Enterprises use data ingestion services to move data from operational systems, files, devices, and external providers into data warehouses, data lakes, lakehouses, stream-processing platforms, and analytics environments. The service sits at the edge of the data platform architecture and connects source systems with storage and compute layers.

Architects position data ingestion services alongside message queues, stream-processing engines, and extract-transform-load or extract-load-transform tools to build governed data pipelines. These services support regulatory and policy requirements by enforcing access controls, logging data movement, and integrating with data quality and governance frameworks.

3. Related or Adjacent Technologies

Related technologies include message brokers, stream-processing frameworks, and data integration tools that orchestrate and transform data after ingestion.

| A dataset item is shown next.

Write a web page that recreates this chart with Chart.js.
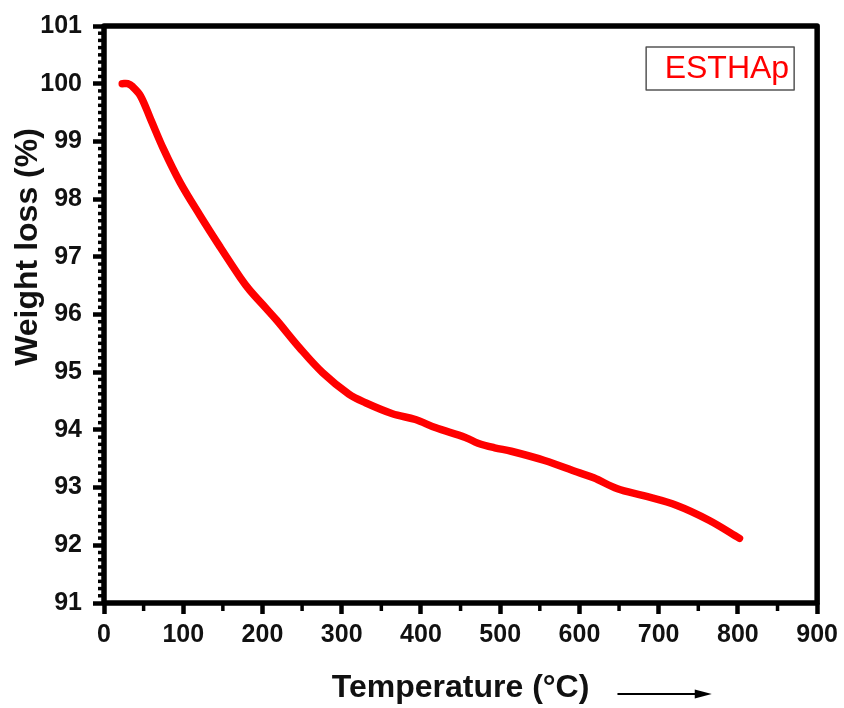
<!DOCTYPE html>
<html>
<head>
<meta charset="utf-8">
<script src="https://cdn.jsdelivr.net/npm/chart.js@4.4.0/dist/chart.umd.min.js"></script>
<style>
  html, body { margin: 0; padding: 0; background: #fff; }
  #wrap { width: 844px; height: 708px; }
</style>
</head>
<body>
<div id="wrap"><canvas id="tgaChart" width="844" height="708"></canvas></div>
<script>
// --- Data ---
const seriesLabel = 'ESTHAp';
const yTitle = 'Weight loss (%)';
const xTitle = 'Temperature (°C)';
const temps = [23, 30, 36, 46, 59, 75, 96, 121, 146, 172, 184, 205, 218, 247, 276, 309, 330, 364, 393, 418, 456, 472, 493, 514, 556, 597, 618, 648, 681, 723, 764, 802];
const weights = [100.0, 100.0, 99.95, 99.79, 99.38, 98.87, 98.29, 97.72, 97.18, 96.64, 96.42, 96.1, 95.9, 95.42, 94.99, 94.62, 94.47, 94.28, 94.18, 94.04, 93.87, 93.77, 93.69, 93.63, 93.47, 93.27, 93.17, 92.98, 92.86, 92.69, 92.43, 92.12];

const xMin = 0, xMax = 900, xStep = 100, xMinorStep = 50;
const yMin = 91, yMax = 101, yStep = 1, yMinorStep = 0.125;

const fontFamily = 'Arial, "Liberation Sans", sans-serif';
const tickFont = { family: fontFamily, size: 25, weight: 'bold' };
const titleFont = { family: fontFamily, size: 32, weight: 'bold' };

// frame, minor ticks, y title, legend box and the little arrow after the x title
const decorations = {
    id: 'decorations',
    afterDraw(chart) {
        const ctx = chart.ctx;
        const area = chart.chartArea;
        const xs = chart.scales.x;
        const ys = chart.scales.y;

        ctx.save();
        // minor ticks
        ctx.strokeStyle = '#000';
        ctx.lineWidth = 3.5;
        for (let v = xMin + xMinorStep; v < xMax; v += xStep) {
            const px = xs.getPixelForValue(v);
            ctx.beginPath();
            ctx.moveTo(px, area.bottom);
            ctx.lineTo(px, area.bottom + 8);
            ctx.stroke();
        }
        for (let v = yMin + yMinorStep; v < yMax - 1e-6; v += yMinorStep) {
            if (Math.abs(v - Math.round(v)) < 1e-6) continue;
            const py = ys.getPixelForValue(v);
            ctx.beginPath();
            ctx.moveTo(area.left, py);
            ctx.lineTo(area.left - 6, py);
            ctx.stroke();
        }

        // plot frame
        ctx.lineWidth = 5.5;
        ctx.lineJoin = 'round';
        ctx.strokeRect(area.left, area.top, area.right - area.left, area.bottom - area.top);

        // y axis title (sits above the axis middle in the original)
        ctx.save();
        ctx.translate(28, ys.getPixelForValue(97.17));
        ctx.rotate(-Math.PI / 2);
        ctx.fillStyle = '#111';
        ctx.font = `bold ${titleFont.size}px ${fontFamily}`;
        ctx.textAlign = 'center';
        ctx.textBaseline = 'middle';
        ctx.fillText(yTitle, 0, 0);
        ctx.restore();

        // legend box (top right)
        const boxW = 148, boxH = 43;
        const bx = area.right - 171, by = area.top + 21;
        ctx.lineWidth = 1.5;
        ctx.strokeStyle = '#555';
        ctx.strokeRect(bx, by, boxW, boxH);
        ctx.fillStyle = '#ff0000';
        ctx.font = `32px ${fontFamily}`;
        ctx.textAlign = 'right';
        ctx.textBaseline = 'middle';
        ctx.fillText(seriesLabel, bx + boxW - 5, by + boxH / 2 + 1);

        // arrow after the x title
        const ay = 694;
        const ax1 = xs.getPixelForValue(648), ax2 = xs.getPixelForValue(767);
        ctx.strokeStyle = '#000';
        ctx.fillStyle = '#000';
        ctx.lineWidth = 2;
        ctx.beginPath();
        ctx.moveTo(ax1, ay);
        ctx.lineTo(ax2 - 12, ay);
        ctx.stroke();
        ctx.beginPath();
        ctx.moveTo(ax2, ay);
        ctx.lineTo(ax2 - 17, ay - 4.5);
        ctx.lineTo(ax2 - 17, ay + 4.5);
        ctx.closePath();
        ctx.fill();
        ctx.restore();
    }
};

const ctx = document.getElementById('tgaChart').getContext('2d');

new Chart(ctx, {
    type: 'line',
    data: {
        datasets: [{
            label: seriesLabel,
            data: temps.map((t, i) => ({ x: t, y: weights[i] })),
            borderColor: '#ff0000',
            backgroundColor: '#ff0000',
            borderWidth: 7.5,
            borderCapStyle: 'round',
            borderJoinStyle: 'round',
            pointRadius: 0,
            tension: 0.35,
            fill: false
        }]
    },
    options: {
        responsive: false,
        animation: false,
        devicePixelRatio: 1,
        layout: { padding: { top: 23, right: 22, left: 0, bottom: 0 } },
        plugins: {
            legend: { display: false },
            tooltip: { enabled: false }
        },
        scales: {
            x: {
                type: 'linear',
                min: xMin,
                max: xMax,
                afterFit: (scale) => { scale.height = 105; },
                border: { display: false },
                grid: {
                    drawOnChartArea: false,
                    drawTicks: true,
                    tickLength: 11,
                    tickWidth: 4.5,
                    tickColor: '#000'
                },
                ticks: {
                    stepSize: xStep,
                    color: '#111',
                    font: tickFont,
                    padding: 6,
                    maxRotation: 0
                },
                title: {
                    display: true,
                    text: xTitle,
                    color: '#111',
                    font: titleFont,
                    padding: { top: 0, bottom: 1 }
                }
            },
            y: {
                type: 'linear',
                min: yMin,
                max: yMax,
                afterFit: (scale) => { scale.width = 104; },
                border: { display: false },
                grid: {
                    drawOnChartArea: false,
                    drawTicks: true,
                    tickLength: 11,
                    tickWidth: 4.5,
                    tickColor: '#000'
                },
                ticks: {
                    stepSize: yStep,
                    color: '#111',
                    font: tickFont,
                    padding: 11
                },
                title: { display: false }
            }
        }
    },
    plugins: [decorations]
});
</script>
</body>
</html>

In many architectures, data ingestion services integrate tightly with these components rather than replace them.

Data ingestion services also relate to data catalog, metadata management, and data governance tools that track schemas, lineage, and usage. They often work with Security Information and Event Management (SIEM) platforms and logging systems to record data access and movement events.

4. Business and Operational Significance

For enterprises, a data ingestion service provides a controlled entry point for data entering analytical and Artificial Intelligence (AI) platforms. It enables repeatable, monitored, and policy-compliant movement of data, which supports reporting, analytics, and Machine Learning (ML) workloads.

The service also supports operational reliability by handling backpressure, retries, and failure recovery during data transfer. It offers observability into data flow volumes, delays, and errors, which supports capacity planning and incident response for data pipelines.